An American art student is found murdered in Baker Street tube station, stabbed to death with a pottery shard. DC Peter Grant, apprentice wizard, senses magical vestigia on the shard, proving that there was something supernatural involved. None of the chief investigators on the case are happy to hear this. The exchange student's father turns out to be a US Senator, so the Americans send an FBI agent to assist in the case, complicating matters further, as it's unlikely that she'll take kindly to the explanation that the murder weapon appears magical in origin.
As his superior, Inspector Nightingale is busy trying to locate more of the "little crocodiles", apprentices and/or allies of "the Faceless Man", the rogue wizard that caused trouble for our heroes in the last book, Peter and Leslie May help investigate a case that makes it clear that there is more to the underground passages of London than anyone previously expected.
While I enjoyed the first two books in this series, this book didn't grab my attention as much, to the point where I actually had to go back and start the audio book over again, after over a month of not listening.
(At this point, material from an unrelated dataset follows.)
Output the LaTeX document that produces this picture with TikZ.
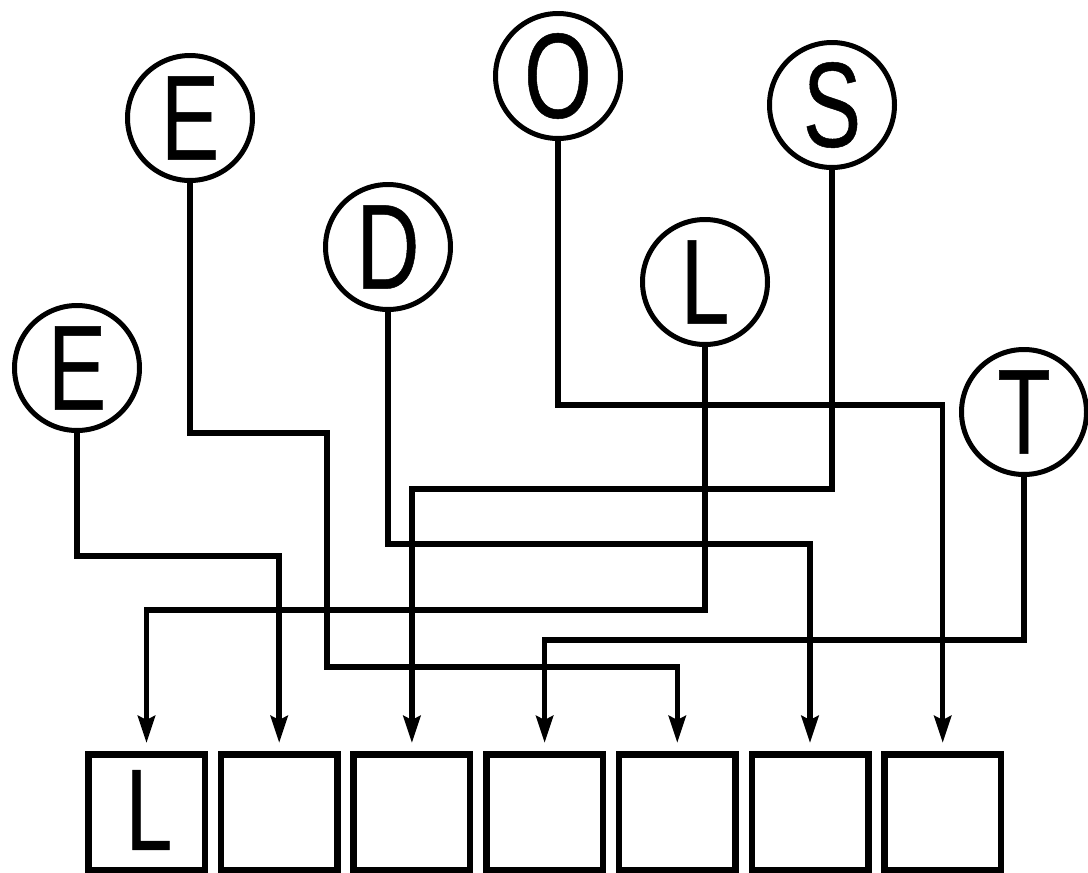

I'd actually forgotten the beginning of the book. When I re-started my listening, I got through it faster and the resolution of the mystery was interesting, continuing to add to the world building of Aaronovich's series, but I didn't really think there was much development to any of the characters. Leslie is living in the Folly now, another apprentice to Nightingale, but still has to wear her mask everywhere, and is very uncomfortable taking it off in front of Peter.
It was a fun enough book, but having finished it about three weeks ago, I'm struggling to remember more than the rough outline of the plot. It wasn't by any means a bad book, but it's not exactly memorable or thrilling either. Kobna Holbrook-Smith continues to be a great narrator and I suspect I'll keep going with the series, if nothing else because I like his voice in my ear.